Notwithstanding my many doubts, Schopenhauer is a thinker who is well worth reading for his many valuable insights. His pessimism is only questionable because he takes it to such extremes and refuses to see the world from more than one highly jaundiced angle. That it should lead to an ascetic denial of the world seems to me to be a logical consequence of this way of thinking, as does his embrace of the ascetic strains within Christianity, Hinduism and Buddhism – as opposed to the worldliness he purported to find in both Judaism and Islam – with the exception of Sufism. None of these flaws invalidate what may be insightful in his work. It is just that, like Nietzsche, I find myself in complete opposition to his damning of life and ascetic denial of the world - despite recognising that awful things happen in it.
Finally, perhaps it is appropriate to end with Schopenhauer’s approach to the subject of death.
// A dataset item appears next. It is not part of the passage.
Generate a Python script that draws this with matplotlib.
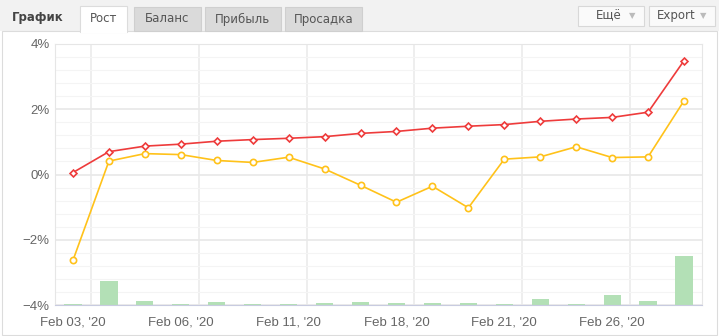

He says, for instance, that death is both the purpose and meaning of life. I dispute this. For me the meaning of life at the end of the day is the fact that we’ve lived it, and, if possible, to the full - drunk it to the dregs, as it were. That I think is what makes it worth living, and worth having lived even in the face of death. As for death itself and what happens after, well, it’s a question-mark, isn’t it? Nothing more; nothing less. In short, another Kantian "unknowable thing-in-itself". And because of that, yer pays yer money and yer takes yer chances. As in life, there are no guarantees one way or the other. In the end, it’s a question of casting the die and trusting to luck. Everything else is in the lap of the gods.